Written problem: Please print all of the material below, word for word.

[Start of Data excerpt]

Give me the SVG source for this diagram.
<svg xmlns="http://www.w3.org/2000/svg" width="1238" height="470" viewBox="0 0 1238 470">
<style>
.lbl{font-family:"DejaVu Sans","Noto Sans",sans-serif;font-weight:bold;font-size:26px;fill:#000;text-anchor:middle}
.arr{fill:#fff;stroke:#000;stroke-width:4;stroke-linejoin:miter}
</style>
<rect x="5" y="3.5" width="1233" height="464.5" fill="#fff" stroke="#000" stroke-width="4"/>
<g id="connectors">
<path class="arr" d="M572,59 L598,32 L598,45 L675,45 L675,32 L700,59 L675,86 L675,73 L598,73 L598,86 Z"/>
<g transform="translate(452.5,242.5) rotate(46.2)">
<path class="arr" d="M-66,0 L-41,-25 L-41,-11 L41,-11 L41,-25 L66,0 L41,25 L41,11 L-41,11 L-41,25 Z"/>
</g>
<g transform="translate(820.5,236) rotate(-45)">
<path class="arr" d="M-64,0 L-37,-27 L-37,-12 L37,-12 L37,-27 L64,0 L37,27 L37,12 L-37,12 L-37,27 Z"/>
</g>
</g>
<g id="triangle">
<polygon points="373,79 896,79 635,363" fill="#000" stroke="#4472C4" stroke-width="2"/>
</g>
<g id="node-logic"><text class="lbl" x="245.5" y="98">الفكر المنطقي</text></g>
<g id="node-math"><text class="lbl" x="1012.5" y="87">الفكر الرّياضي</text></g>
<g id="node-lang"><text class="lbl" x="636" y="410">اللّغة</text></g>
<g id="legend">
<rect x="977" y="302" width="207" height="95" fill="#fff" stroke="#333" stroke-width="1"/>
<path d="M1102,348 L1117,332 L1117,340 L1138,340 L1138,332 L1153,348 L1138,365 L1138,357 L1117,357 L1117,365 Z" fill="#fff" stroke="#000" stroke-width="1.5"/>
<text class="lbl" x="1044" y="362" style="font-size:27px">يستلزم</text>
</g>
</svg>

[End of Data excerpt]

Answer to this exercise:
Give me the SVG source for this diagram.
<svg xmlns="http://www.w3.org/2000/svg" width="1238" height="470" viewBox="0 0 1238 470">
<style>
.lbl{font-family:"DejaVu Sans","Noto Sans",sans-serif;font-weight:bold;font-size:26px;fill:#000;text-anchor:middle}
.arr{fill:#fff;stroke:#000;stroke-width:4;stroke-linejoin:miter}
</style>
<rect x="5" y="3.5" width="1233" height="464.5" fill="#fff" stroke="#000" stroke-width="4"/>
<g id="connectors">
<path class="arr" d="M572,59 L598,32 L598,45 L675,45 L675,32 L700,59 L675,86 L675,73 L598,73 L598,86 Z"/>
<g transform="translate(452.5,242.5) rotate(46.2)">
<path class="arr" d="M-66,0 L-41,-25 L-41,-11 L41,-11 L41,-25 L66,0 L41,25 L41,11 L-41,11 L-41,25 Z"/>
</g>
<g transform="translate(820.5,236) rotate(-45)">
<path class="arr" d="M-64,0 L-37,-27 L-37,-12 L37,-12 L37,-27 L64,0 L37,27 L37,12 L-37,12 L-37,27 Z"/>
</g>
</g>
<g id="triangle">
<polygon points="373,79 896,79 635,363" fill="#000" stroke="#4472C4" stroke-width="2"/>
</g>
<g id="node-logic"><text class="lbl" x="245.5" y="98">الفكر المنطقي</text></g>
<g id="node-math"><text class="lbl" x="1012.5" y="87">الفكر الرّياضي</text></g>
<g id="node-lang"><text class="lbl" x="636" y="410">اللّغة</text></g>
<g id="legend">
<rect x="977" y="302" width="207" height="95" fill="#fff" stroke="#333" stroke-width="1"/>
<path d="M1102,348 L1117,332 L1117,340 L1138,340 L1138,332 L1153,348 L1138,365 L1138,357 L1117,357 L1117,365 Z" fill="#fff" stroke="#000" stroke-width="1.5"/>
<text class="lbl" x="1044" y="362" style="font-size:27px">يستلزم</text>
</g>
</svg>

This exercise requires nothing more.